In a C Linked List why are the nodes also pointers? [duplicate]

Question

I could not grasp the reason we create pointers of nodes instead of node structures when we try to implement linked lists as here:

typedef struct node {
    int val;
    struct node * next;
} node_t;

and

node_t * head = NULL;
head = malloc(sizeof(node_t));
if (head == NULL) {
    return 1;
}

head->val = 1;
head->next = NULL;

here, why do we declare nodes such as head as pointers of structures instead of direct structures>

Answer 1

Having head as a pointer allows for things like empty lists (head == NULL) or a simple way to delete elements at the front of the list, by moving the head pointer to another (e.g. second) element in the list. Having head as a structure, these operations would be impossible or at least much less efficient to implement.

Answer 2

The primary reason is that the C language simply won't allow it - a struct type cannot contain an instance of itself.
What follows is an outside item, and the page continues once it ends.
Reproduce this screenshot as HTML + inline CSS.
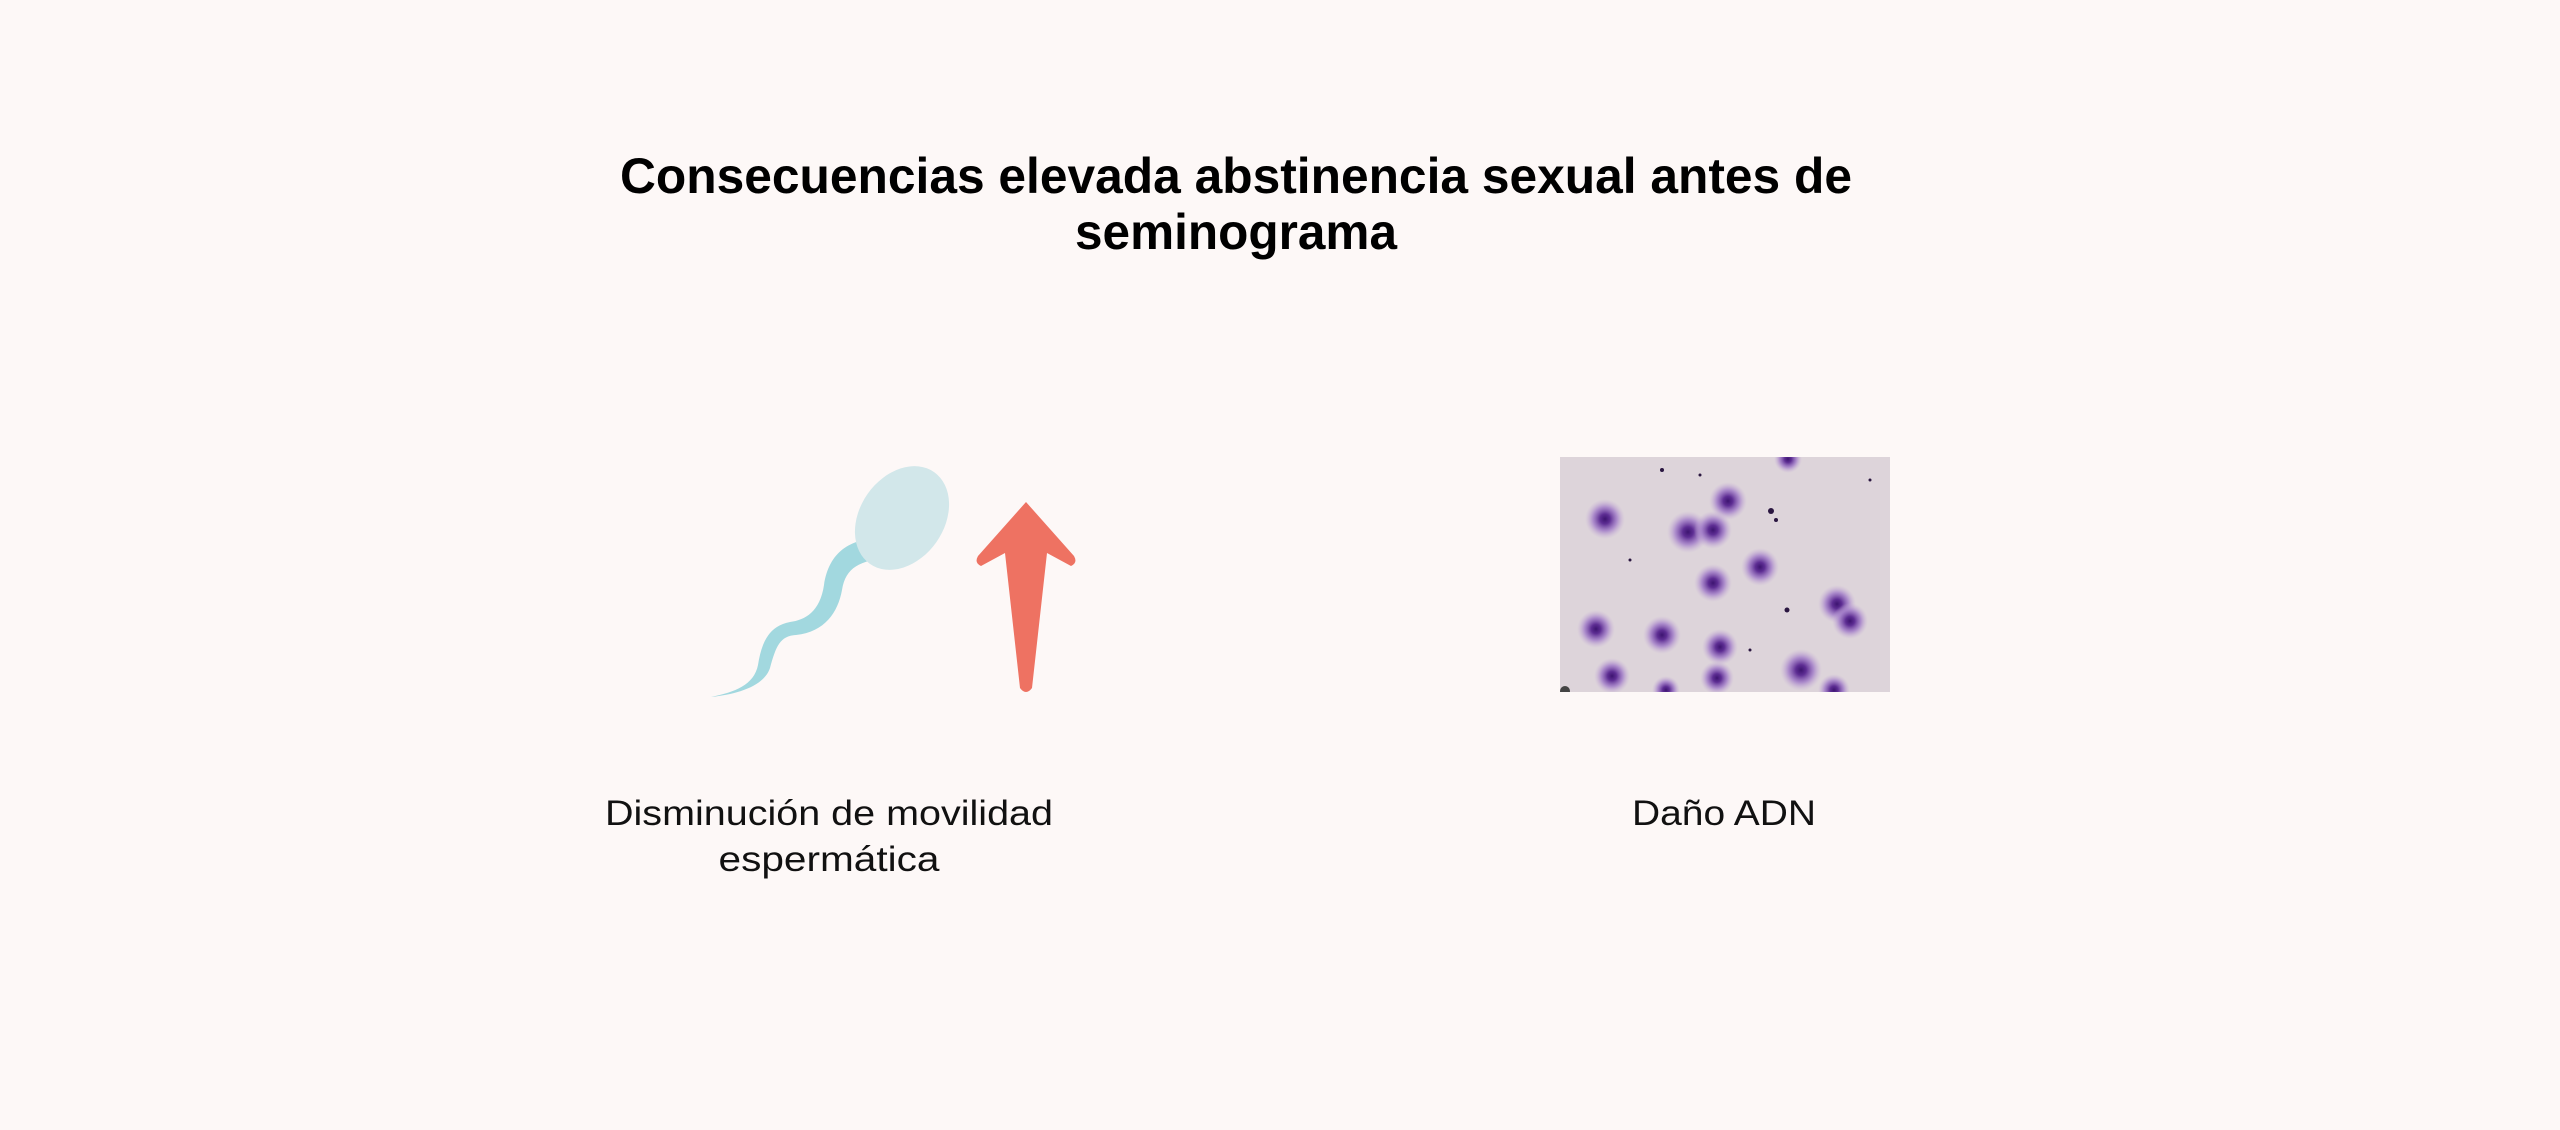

There are two reasons for this:

1. The struct type is not complete until the closing }, and you cannot create an instance of an incomplete type;

2. If a struct type could contain an instance of itself, then the instance would be infinitely large (struct foo contains an instance of struct foo, which contains an instance of struct foo, which contains an instance of struct foo, ad infinitum).

You can, however, create pointers to incomplete types (since the size of the pointer doesn't depend on the size of the pointed-to type). So if you want a struct type to contain a member that refers to another instance of the same type, it must be done through a pointer.